> _Stored rows_:
□ □ □ □ □
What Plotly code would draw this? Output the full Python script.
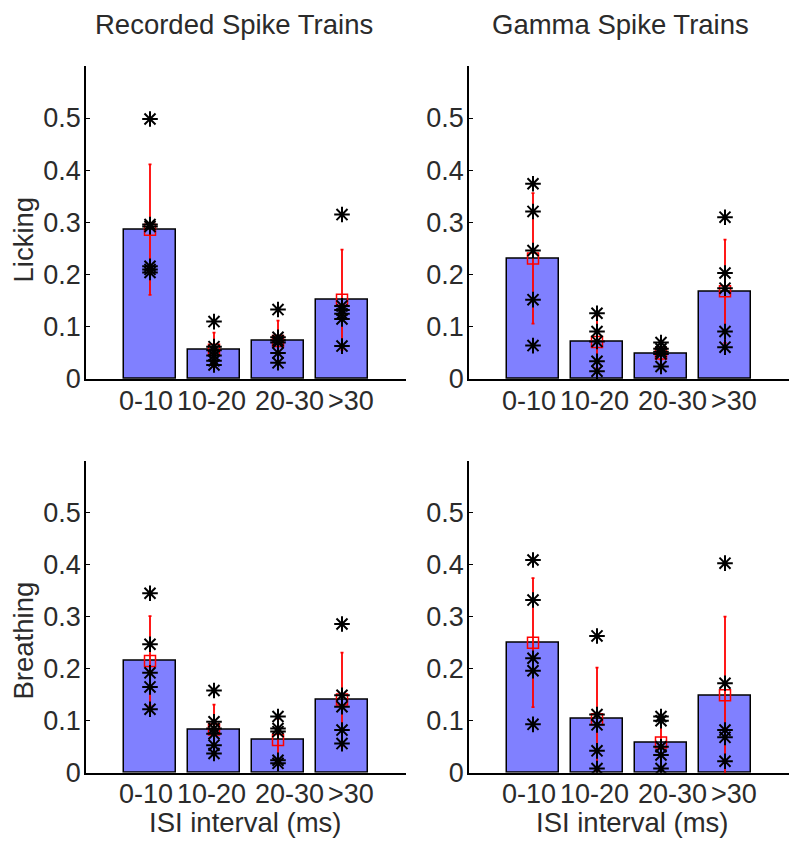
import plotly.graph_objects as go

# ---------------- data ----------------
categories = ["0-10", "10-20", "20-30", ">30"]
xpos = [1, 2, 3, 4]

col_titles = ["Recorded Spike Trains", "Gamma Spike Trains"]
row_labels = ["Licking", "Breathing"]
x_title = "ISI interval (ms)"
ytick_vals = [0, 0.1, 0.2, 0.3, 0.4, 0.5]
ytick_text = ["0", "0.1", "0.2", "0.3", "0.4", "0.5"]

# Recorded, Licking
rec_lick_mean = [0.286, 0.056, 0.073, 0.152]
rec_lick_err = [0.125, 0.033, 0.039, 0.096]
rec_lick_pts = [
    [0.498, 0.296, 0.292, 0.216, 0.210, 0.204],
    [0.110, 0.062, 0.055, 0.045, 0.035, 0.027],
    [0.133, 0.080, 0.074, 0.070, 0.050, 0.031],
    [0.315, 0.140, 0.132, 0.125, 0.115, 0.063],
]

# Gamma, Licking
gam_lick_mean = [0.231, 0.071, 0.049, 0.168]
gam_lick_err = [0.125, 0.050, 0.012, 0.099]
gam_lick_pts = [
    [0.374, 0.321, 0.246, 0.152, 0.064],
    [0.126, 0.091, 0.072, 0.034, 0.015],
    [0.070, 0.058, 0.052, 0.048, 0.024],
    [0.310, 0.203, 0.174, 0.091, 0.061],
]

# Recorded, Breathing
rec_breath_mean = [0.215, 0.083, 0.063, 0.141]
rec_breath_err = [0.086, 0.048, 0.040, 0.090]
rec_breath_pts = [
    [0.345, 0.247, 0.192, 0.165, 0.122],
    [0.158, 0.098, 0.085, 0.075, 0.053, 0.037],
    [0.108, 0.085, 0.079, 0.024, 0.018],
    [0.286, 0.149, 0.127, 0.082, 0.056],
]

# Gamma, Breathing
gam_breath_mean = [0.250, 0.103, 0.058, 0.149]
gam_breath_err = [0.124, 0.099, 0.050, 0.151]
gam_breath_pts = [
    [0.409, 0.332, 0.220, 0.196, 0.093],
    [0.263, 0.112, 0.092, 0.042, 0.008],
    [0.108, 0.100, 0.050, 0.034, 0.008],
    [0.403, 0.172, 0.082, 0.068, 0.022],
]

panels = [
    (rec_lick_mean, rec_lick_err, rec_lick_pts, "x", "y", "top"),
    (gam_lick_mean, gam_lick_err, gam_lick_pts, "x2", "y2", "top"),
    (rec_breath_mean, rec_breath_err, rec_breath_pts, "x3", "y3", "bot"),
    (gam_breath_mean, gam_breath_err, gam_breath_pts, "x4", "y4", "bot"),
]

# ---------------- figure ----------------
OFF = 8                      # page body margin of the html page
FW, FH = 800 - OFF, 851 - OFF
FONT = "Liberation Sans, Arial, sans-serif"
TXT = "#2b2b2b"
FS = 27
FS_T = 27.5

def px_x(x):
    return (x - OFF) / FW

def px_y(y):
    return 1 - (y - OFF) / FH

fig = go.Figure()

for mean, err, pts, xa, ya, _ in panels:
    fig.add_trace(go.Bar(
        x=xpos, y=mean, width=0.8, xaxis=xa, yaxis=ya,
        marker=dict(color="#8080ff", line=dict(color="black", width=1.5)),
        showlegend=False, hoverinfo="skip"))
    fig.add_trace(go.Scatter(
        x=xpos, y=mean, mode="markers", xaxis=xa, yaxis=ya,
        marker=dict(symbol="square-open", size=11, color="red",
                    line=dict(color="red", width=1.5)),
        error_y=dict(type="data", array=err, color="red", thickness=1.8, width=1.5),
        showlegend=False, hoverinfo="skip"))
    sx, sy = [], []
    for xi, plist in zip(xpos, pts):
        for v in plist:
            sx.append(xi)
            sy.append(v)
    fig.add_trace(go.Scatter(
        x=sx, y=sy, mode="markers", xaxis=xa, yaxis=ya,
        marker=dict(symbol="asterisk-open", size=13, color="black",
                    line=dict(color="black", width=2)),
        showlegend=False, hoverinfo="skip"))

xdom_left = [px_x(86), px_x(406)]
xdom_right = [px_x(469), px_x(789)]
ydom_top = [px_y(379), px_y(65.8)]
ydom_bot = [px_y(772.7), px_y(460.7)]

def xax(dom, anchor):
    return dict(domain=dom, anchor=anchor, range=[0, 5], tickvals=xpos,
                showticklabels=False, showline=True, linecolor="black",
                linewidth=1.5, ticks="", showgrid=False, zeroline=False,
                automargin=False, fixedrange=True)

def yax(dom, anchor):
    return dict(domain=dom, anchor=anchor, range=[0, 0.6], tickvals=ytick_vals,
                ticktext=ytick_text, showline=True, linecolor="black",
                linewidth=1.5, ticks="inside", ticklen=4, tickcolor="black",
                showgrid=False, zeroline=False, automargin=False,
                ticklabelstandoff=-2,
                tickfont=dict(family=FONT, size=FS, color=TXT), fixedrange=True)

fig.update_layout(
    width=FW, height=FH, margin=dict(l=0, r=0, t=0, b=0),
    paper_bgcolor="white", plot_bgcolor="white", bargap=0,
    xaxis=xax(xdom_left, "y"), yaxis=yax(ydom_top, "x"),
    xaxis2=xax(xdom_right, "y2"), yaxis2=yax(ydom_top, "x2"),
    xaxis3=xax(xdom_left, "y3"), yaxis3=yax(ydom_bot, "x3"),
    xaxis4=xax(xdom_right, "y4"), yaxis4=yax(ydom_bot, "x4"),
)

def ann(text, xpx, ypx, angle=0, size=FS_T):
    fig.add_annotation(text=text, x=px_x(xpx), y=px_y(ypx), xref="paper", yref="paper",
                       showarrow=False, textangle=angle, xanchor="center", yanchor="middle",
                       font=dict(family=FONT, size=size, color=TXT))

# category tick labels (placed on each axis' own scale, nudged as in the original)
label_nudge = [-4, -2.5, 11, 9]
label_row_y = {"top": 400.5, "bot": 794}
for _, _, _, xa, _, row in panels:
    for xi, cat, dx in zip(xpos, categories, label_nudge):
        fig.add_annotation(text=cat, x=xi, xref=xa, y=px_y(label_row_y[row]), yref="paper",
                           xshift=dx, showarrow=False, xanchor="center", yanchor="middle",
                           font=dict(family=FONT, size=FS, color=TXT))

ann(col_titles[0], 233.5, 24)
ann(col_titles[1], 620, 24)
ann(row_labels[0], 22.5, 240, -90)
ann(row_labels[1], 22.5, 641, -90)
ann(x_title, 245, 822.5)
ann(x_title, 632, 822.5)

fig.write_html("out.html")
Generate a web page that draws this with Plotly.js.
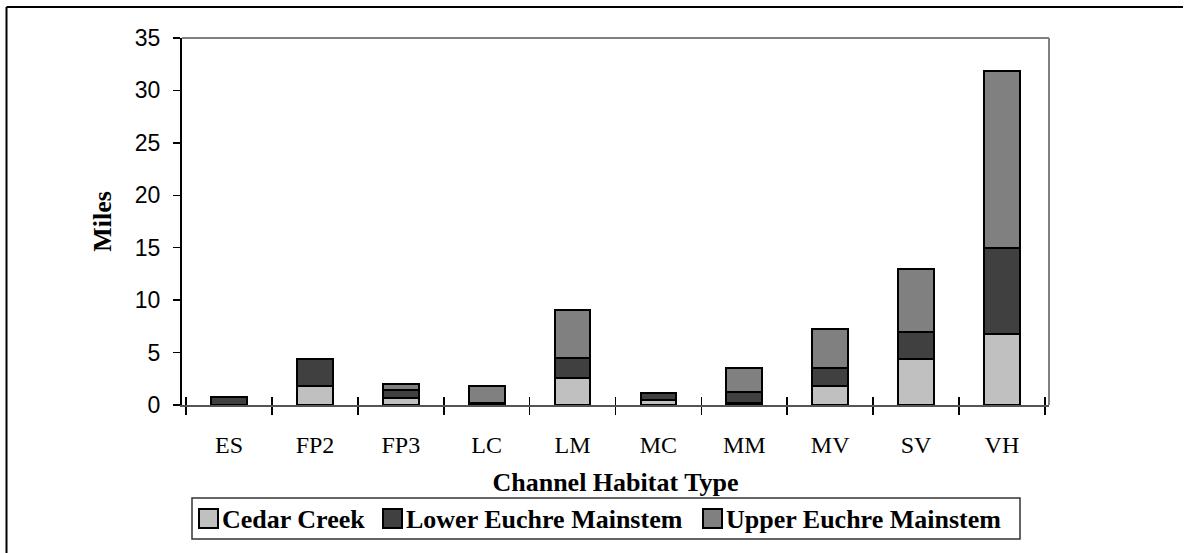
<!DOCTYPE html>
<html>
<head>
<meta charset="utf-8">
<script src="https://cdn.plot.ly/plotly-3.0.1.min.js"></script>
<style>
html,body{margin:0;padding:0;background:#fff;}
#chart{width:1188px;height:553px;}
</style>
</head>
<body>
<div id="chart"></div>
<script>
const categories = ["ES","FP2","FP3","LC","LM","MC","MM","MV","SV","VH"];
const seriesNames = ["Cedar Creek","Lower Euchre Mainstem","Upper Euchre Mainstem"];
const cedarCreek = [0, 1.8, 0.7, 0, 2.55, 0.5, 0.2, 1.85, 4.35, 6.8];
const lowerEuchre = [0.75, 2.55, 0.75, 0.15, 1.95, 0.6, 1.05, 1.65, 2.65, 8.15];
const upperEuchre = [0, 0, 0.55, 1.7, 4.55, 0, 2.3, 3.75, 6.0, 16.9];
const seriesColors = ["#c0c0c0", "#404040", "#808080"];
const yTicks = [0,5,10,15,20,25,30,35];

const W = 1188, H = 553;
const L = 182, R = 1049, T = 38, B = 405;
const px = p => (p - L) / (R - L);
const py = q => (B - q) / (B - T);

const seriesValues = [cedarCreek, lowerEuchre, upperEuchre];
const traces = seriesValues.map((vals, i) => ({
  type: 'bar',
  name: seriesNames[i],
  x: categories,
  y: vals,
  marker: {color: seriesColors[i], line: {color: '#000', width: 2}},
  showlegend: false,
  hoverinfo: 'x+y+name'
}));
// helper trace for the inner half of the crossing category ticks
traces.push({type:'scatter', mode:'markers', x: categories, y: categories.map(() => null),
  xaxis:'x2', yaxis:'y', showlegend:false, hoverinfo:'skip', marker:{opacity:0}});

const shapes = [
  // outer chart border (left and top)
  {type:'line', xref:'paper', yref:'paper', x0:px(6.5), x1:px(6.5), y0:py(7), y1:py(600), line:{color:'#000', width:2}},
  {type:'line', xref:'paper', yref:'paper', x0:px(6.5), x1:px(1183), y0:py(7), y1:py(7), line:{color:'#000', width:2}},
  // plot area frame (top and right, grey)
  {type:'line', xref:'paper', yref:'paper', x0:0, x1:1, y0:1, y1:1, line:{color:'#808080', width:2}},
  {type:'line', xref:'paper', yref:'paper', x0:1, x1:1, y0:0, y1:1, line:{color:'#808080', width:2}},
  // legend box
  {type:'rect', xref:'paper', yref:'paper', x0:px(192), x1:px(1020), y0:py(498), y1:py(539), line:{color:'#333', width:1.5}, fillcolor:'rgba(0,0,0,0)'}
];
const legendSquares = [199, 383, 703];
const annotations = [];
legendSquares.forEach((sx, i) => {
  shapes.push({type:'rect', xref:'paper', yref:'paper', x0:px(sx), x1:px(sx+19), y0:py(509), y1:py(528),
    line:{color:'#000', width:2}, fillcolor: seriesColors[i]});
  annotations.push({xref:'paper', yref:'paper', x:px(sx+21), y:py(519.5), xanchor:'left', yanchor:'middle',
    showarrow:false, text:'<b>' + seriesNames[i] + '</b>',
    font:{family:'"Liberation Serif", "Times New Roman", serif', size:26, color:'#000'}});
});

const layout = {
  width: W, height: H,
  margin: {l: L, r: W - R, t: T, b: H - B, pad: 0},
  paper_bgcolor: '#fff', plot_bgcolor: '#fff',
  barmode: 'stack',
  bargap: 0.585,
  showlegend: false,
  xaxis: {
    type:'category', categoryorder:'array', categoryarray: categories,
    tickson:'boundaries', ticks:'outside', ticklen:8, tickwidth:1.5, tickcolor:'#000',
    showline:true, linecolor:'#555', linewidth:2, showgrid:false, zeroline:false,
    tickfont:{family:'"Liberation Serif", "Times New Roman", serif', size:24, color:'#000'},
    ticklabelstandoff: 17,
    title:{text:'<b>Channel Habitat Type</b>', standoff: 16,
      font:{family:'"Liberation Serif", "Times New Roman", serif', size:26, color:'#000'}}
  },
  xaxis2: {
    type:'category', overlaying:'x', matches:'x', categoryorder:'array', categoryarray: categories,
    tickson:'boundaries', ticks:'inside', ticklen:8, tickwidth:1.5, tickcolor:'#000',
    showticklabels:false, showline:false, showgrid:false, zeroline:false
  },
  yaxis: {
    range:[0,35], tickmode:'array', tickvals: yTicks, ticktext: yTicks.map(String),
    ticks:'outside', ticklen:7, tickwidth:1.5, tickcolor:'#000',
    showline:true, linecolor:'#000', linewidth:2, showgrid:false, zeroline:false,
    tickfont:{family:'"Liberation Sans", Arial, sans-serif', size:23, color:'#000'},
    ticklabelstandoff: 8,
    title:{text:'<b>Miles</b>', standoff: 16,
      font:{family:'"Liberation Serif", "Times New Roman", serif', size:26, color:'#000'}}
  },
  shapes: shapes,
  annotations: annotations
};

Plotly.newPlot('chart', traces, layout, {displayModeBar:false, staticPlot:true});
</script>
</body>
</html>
□ □ □ □ □
> _Written problem_: Reproduce, word for word, every line from the start of the records down to and including the line with "xpos = [1, 2, 3, 4]"; skip the pictures.

> _Answer for this exercise_:
What Plotly code would draw this? Output the full Python script.
import plotly.graph_objects as go

# ---------------- data ----------------
categories = ["0-10", "10-20", "20-30", ">30"]
xpos = [1, 2, 3, 4]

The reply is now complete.